EXERCISE AIM. Please, without the pictures, retype exactly the lines from the start of the material through the line that holds "import plotly.graph_objects as go".

DATASET SECTION.

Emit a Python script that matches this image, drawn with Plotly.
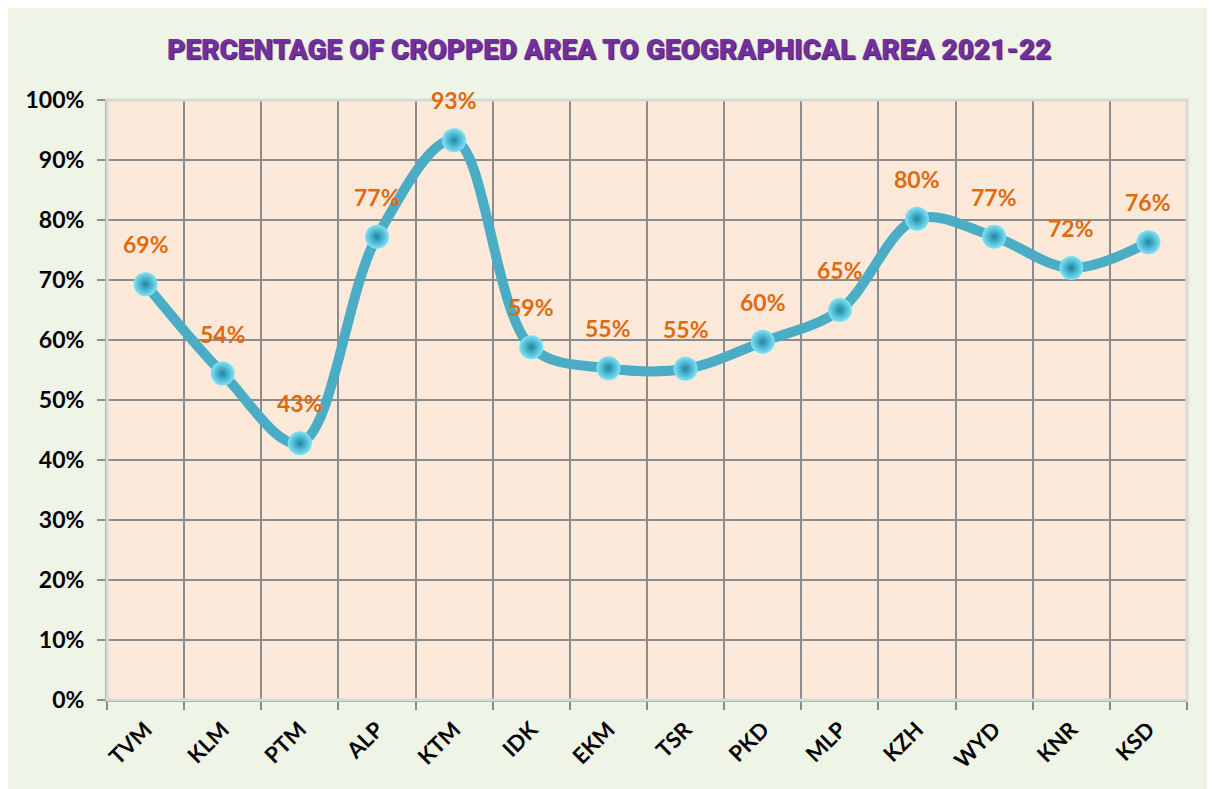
import plotly.graph_objects as go

districts = ["TVM", "KLM", "PTM", "ALP", "KTM", "IDK", "EKM", "TSR", "PKD", "MLP", "KZH", "WYD", "KNR", "KSD"]
crop_share = [0.693, 0.544, 0.428, 0.772, 0.933, 0.588, 0.553, 0.552, 0.597, 0.650, 0.802, 0.772, 0.720, 0.763]
y_ticks = [0, 0.1, 0.2, 0.3, 0.4, 0.5, 0.6, 0.7, 0.8, 0.9, 1.0]
y_tick_labels = ["0%", "10%", "20%", "30%", "40%", "50%", "60%", "70%", "80%", "90%", "100%"]
title_text = "PERCENTAGE OF CROPPED AREA TO GEOGRAPHICAL AREA 2021-22"

LINE = "#4BACC6"
ORANGE = "#E06A0C"
GRID = "#8C8C8C"
TICKFONT = dict(family="Lato, Carlito, Calibri, sans-serif", color="#000000", weight="bold")

fig = go.Figure()
fig.add_trace(go.Scatter(
    x=districts, y=crop_share, mode="lines+markers",
    line=dict(color=LINE, width=10, shape="spline", smoothing=1.0),
    marker=dict(size=24, color="#7FE4F7",
                gradient=dict(type="radial", color="#1C86A6"),
                line=dict(width=0)),
    hoverinfo="x+y", showlegend=False,
))

def mix(c1, c2, t):
    return "rgb(%d,%d,%d)" % tuple(round(a + (b - a) * t) for a, b in zip(c1, c2))

top = (246, 250, 241)
mid = (224, 237, 211)
bot = (244, 249, 240)
n = 40
shapes = []
for i in range(n):
    t = i / (n - 1)
    if t < 0.85:
        c = mix(top, mid, t / 0.85)
    else:
        c = mix(mid, bot, (t - 0.85) / 0.15)
    shapes.append(dict(type="rect", xref="paper", yref="paper", layer="below",
                       x0=0, x1=1, y0=1 - (i + 1) / n, y1=1 - i / n + 0.001,
                       fillcolor=c, line=dict(width=0)))
shapes.append(dict(type="rect", xref="x domain", yref="y domain", layer="below",
                   x0=0, x1=1, y0=0, y1=1, fillcolor="#FDE9DA", line=dict(width=0)))
shapes.append(dict(type="rect", xref="paper", yref="paper", layer="above",
                   x0=0, x1=1, y0=0, y1=1, fillcolor="rgba(0,0,0,0)",
                   line=dict(color="#D6DBD2", width=3)))

annotations = []
for d, v in zip(districts, crop_share):
    annotations.append(dict(x=d, y=v, xref="x", yref="y", text=f"{round(v * 100)}%",
                            showarrow=False, yshift=40,
                            font=dict(family="Lato, Carlito, sans-serif", size=23,
                                      color=ORANGE, weight="bold")))

# page body has an 8px margin: shrink figure so the plot lands at the reference pixels
fig.update_layout(
    width=1207, height=781,
    margin=dict(l=99, r=28, t=92, b=89),
    paper_bgcolor="#EEF4E6",
    plot_bgcolor="#FDE9DA",
    shapes=shapes,
    annotations=annotations,
    title=dict(text=title_text, x=0.498, xanchor="center", y=0.947, yanchor="middle",
               font=dict(family="Roboto, sans-serif", size=28, color="#7030A0", weight=900,
                         shadow="1px 1px 1px #3A1060")),
    xaxis=dict(type="category", tickson="boundaries", showgrid=True, gridcolor=GRID, gridwidth=2,
               ticks="outside", ticklen=8, tickwidth=2, tickcolor=GRID,
               showline=True, linecolor=GRID, linewidth=2, ticklabelstandoff=6,
               tickangle=-45, tickfont=dict(**TICKFONT, size=22),
               range=[-0.5, len(districts) - 0.5], fixedrange=True),
    yaxis=dict(range=[0, 1.0], tickvals=y_ticks, ticktext=y_tick_labels,
               showgrid=True, gridcolor=GRID, gridwidth=2,
               ticks="outside", ticklen=8, tickwidth=2, tickcolor=GRID,
               showline=True, linecolor=GRID, linewidth=2, ticklabelstandoff=8,
               tickfont=dict(**TICKFONT, size=23), zeroline=False, fixedrange=True),
)

fig.write_html("out.html")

OUTPUT FOR THIS TASK.
Emit a Python script that matches this image, drawn with Plotly.
import plotly.graph_objects as go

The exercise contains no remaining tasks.